When people can see themselves reflected in local history, they are more likely to value it. When children are introduced to the stories of the people and industries that shaped their hometown, history becomes more than a collection of dates. It becomes part of their own identity.
Agriculture and Community Resilience
The themes represented by “E-I-E-I-Ontario” also carry important lessons about community resilience.
Resilient communities depend on more than emergency plans and response systems.
They also depend on strong local relationships, access to essential resources, knowledge passed between generations, and an understanding of the systems that sustain everyday life.
Food is one of those systems.
Agriculture reminds us that resilience begins with the ability of communities to meet basic needs, adapt to changing conditions, and maintain connections between people, land, and resources.
As cities continue to grow, conversations about food systems, local agriculture, land stewardship, water, transportation, and sustainability become increasingly important.
Celebrating Ontario’s agricultural history does not require resisting progress. Instead, it creates an opportunity to ask thoughtful questions about how communities can grow while still preserving the lessons and values that helped make them strong.

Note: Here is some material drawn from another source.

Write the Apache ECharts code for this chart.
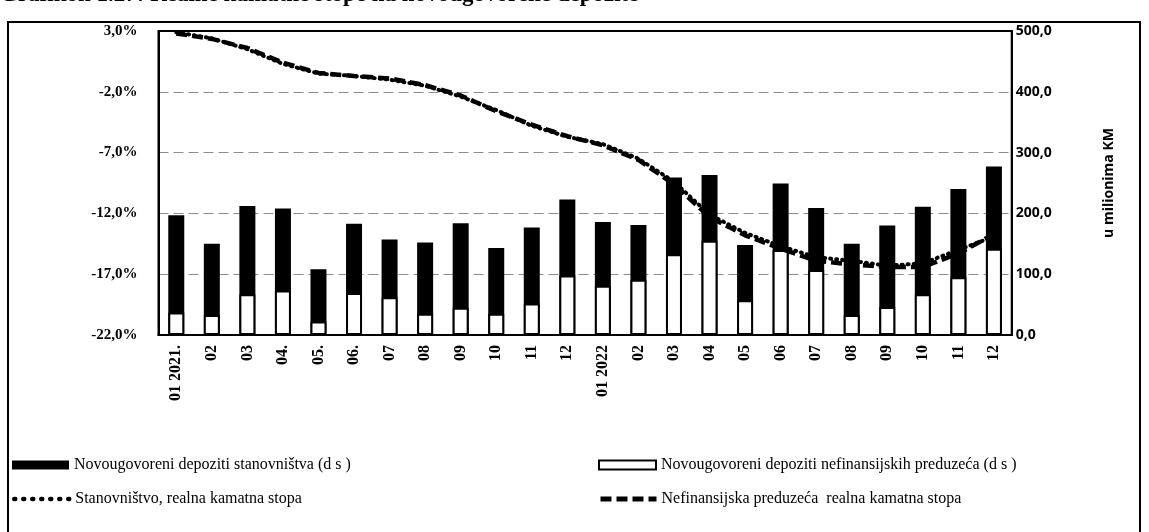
<!DOCTYPE html>
<html>
<head>
<meta charset="utf-8">
<script src="https://cdn.jsdelivr.net/npm/echarts@6/dist/echarts.min.js"></script>
<style>
  html, body { margin: 0; padding: 0; background: #fff; }
  #chart { width: 1149px; height: 532px; }
</style>
</head>
<body>
<div id="chart"></div>
<script>
// mjeseci 2021-2022
var months = ['01 2021.', '02', '03', '04.', '05.', '06.', '07', '08', '09', '10', '11', '12',
	'01 2022', '02', '03', '04', '05', '06', '07', '08', '09', '10', '11', '12'];
// novougovoreni depoziti, u milionima KM
var households = [197, 150, 212, 208, 108, 183, 157, 152, 184, 143, 177, 223,
	186, 181, 259, 263, 148, 249, 209, 150, 180, 211, 240, 277];
var corporates = [37, 33, 67, 73, 22, 69, 62, 35, 45, 35, 52, 98,
	81, 91, 133, 155, 57, 140, 107, 33, 46, 67, 95, 142];
// realne kamatne stope, %
var householdRate = [2.9, 2.4, 1.5, 0.3, -0.5, -0.7, -1.0, -1.5, -2.4, -3.5, -4.8, -5.7,
	-6.3, -7.5, -9.4, -12.1, -13.6, -14.7, -15.6, -15.9, -16.3, -16.1, -15.0, -13.9];
var corporateRate = [2.8, 2.35, 1.6, 0.4, -0.45, -0.7, -0.9, -1.45, -2.3, -3.6, -4.7, -5.65,
	-6.4, -7.6, -9.6, -12.3, -13.8, -14.9, -15.9, -16.2, -16.4, -16.4, -15.3, -13.7];

var names = ['Novougovoreni depoziti stanovništva (d s )',
	'Novougovoreni depoziti nefinansijskih preduzeća (d s )',
	'Stanovništvo, realna kamatna stopa',
	'Nefinansijska preduzeća  realna kamatna stopa'];

function comma(v) {
	return v.toFixed(1).replace('.', ',');
}

var legendText = { fontFamily: 'Liberation Serif', fontSize: 16, color: '#000' };

var chart = echarts.init(document.getElementById('chart'));
var option = {
	animation: false,
	title: {
		text: 'Grafikon 1.27: Realne kamatne stope na novougovorene depozite',
		left: 0,
		top: -16,
		padding: 0,
		textStyle: { fontFamily: 'Liberation Serif', fontSize: 23, fontWeight: 'bold', color: '#000' }
	},
	graphic: [{
		type: 'rect',
		shape: { x: 8, y: 22, width: 1132, height: 530 },
		style: { fill: 'none', stroke: '#000', lineWidth: 2 }
	}],
	legend: [
		{ data: [{ name: names[0], icon: 'rect' }], left: 12, top: 457, padding: 0,
			itemWidth: 57, itemHeight: 9, itemGap: 4, textStyle: legendText },
		{ data: [{ name: names[1], icon: 'rect' }], left: 598, top: 457, padding: 0,
			itemWidth: 57, itemHeight: 9, itemGap: 4, textStyle: legendText },
		{ data: [names[2]], left: 12, top: 491, padding: 0, itemWidth: 56, itemHeight: 9, itemGap: 4,
			itemStyle: { opacity: 0 }, lineStyle: { width: 4.5, type: [1, 8], cap: 'round' }, textStyle: legendText },
		{ data: [names[3]], left: 598, top: 491, padding: 0, itemWidth: 56, itemHeight: 9, itemGap: 6,
			itemStyle: { opacity: 0 }, lineStyle: { width: 5 }, textStyle: legendText }
	],
	grid: {
		left: 158.5,
		right: 137.3,
		top: 31,
		bottom: 197,
		show: true,
		borderColor: '#000',
		borderWidth: 2
	},
	xAxis: {
		type: 'category',
		data: months,
		axisLine: { onZero: false, lineStyle: { color: '#000', width: 2 } },
		axisTick: { show: false },
		axisLabel: {
			rotate: 90,
			margin: 10,
			interval: 0,
			color: '#000',
			fontFamily: 'Liberation Serif',
			fontWeight: 'bold',
			fontSize: 16
		}
	},
	yAxis: [{
		type: 'value',
		min: -22,
		max: 3,
		interval: 5,
		axisLine: { show: true, lineStyle: { color: '#000', width: 2 } },
		axisTick: { show: false },
		splitLine: { show: true, lineStyle: { color: '#000', width: 1, type: [10, 5], opacity: 0.45 } },
		axisLabel: {
			margin: 21,
			color: '#000',
			fontFamily: 'Liberation Serif',
			fontWeight: 'bold',
			fontSize: 15,
			formatter: function (v) { return comma(v) + '%'; }
		}
	}, {
		type: 'value',
		min: 0,
		max: 500,
		interval: 100,
		name: 'u milionima KM',
		nameLocation: 'middle',
		nameRotate: 90,
		nameGap: 90,
		nameTextStyle: { fontFamily: 'Open Sans', fontWeight: 'bold', fontSize: 14, color: '#000' },
		axisLine: { show: true, lineStyle: { color: '#000', width: 2 } },
		axisTick: { show: false },
		splitLine: { show: false },
		axisLabel: {
			margin: 4,
			color: '#000',
			fontFamily: 'Open Sans',
			fontWeight: 'bold',
			fontSize: 14,
			formatter: function (v) { return comma(v); }
		}
	}],
	series: [{
		name: names[0],
		type: 'bar',
		yAxisIndex: 1,
		barWidth: 16,
		itemStyle: { color: '#000' },
		data: households
	}, {
		name: names[1],
		type: 'bar',
		yAxisIndex: 1,
		barWidth: 16,
		barGap: '-100%',
		itemStyle: { color: '#fff', borderColor: '#000', borderWidth: 2 },
		data: corporates
	}, {
		name: names[2],
		type: 'line',
		yAxisIndex: 0,
		symbol: 'none',
		z: 5,
		itemStyle: { color: '#000' },
		lineStyle: { color: '#000', width: 4, type: [1, 5], cap: 'round' },
		data: householdRate
	}, {
		name: names[3],
		type: 'line',
		yAxisIndex: 0,
		symbol: 'none',
		z: 6,
		itemStyle: { color: '#000' },
		lineStyle: { color: '#000', width: 4.5, type: [11, 5] },
		data: corporateRate
	}]
};
chart.setOption(option);
</script>
</body>
</html>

Celebrating America Through Local Stories
America’s 250th birthday provides an opportunity not only to celebrate the nation’s founding, but also to reflect on the countless local stories that together form the American experience.
The story of Ontario is part of that larger history.
It is a story shaped by agriculture, immigration, entrepreneurship, architecture, public service, family, faith, education, and generations of people who invested their labor and hopes into building a community.
The Independence Day Parade brought many of those stories to life.
The D’Andre D. Lampkin Foundation was honored to receive the Chaffey Heritage Award for its educational tribute to architect Paul Revere Williams and the centennial of Ontario’s historic Post Office.
At the same time, it was equally important to celebrate the creativity and dedication of fellow parade participants whose work helped tell other important parts of Ontario’s story.
The Sweepstakes Award earned by “E-I-E-I-Ontario” was well deserved.
Its creators demonstrated that community heritage can be celebrated with humor, imagination, craftsmanship, and purpose.
Different Stories, Shared Purpose
At first glance, an architectural tribute to Paul Revere Williams and an agricultural float celebrating Ontario’s farming heritage may seem very different.
But they share an important purpose.
Both remind us that strong communities are shaped by the people who came before us.
Both invite younger generations to learn about the places they call home.
Both demonstrate how volunteers can transform history into meaningful public experiences.
And both show that resilience is strengthened when communities understand, celebrate, and carry forward their collective stories.
The D’Andre D. Lampkin Foundation congratulates the Southern California Agriculture Land Foundation, Farmer Randy and Friends, and all of the volunteers who created “E-I-E-I-Ontario” on receiving the 2026 Sweepstakes Award.
Their work was not only creative and visually memorable. It helped ensure that Ontario’s agricultural heritage remained part of the community conversation during a historic celebration of our nation’s 250th birthday.
As Ontario continues growing and evolving, projects like these remind us that progress and preservation do not have to compete.
We can build the future while remembering the people, places, and traditions that helped make that future possible.
That, too, is part of building stronger, more resilient communities—together.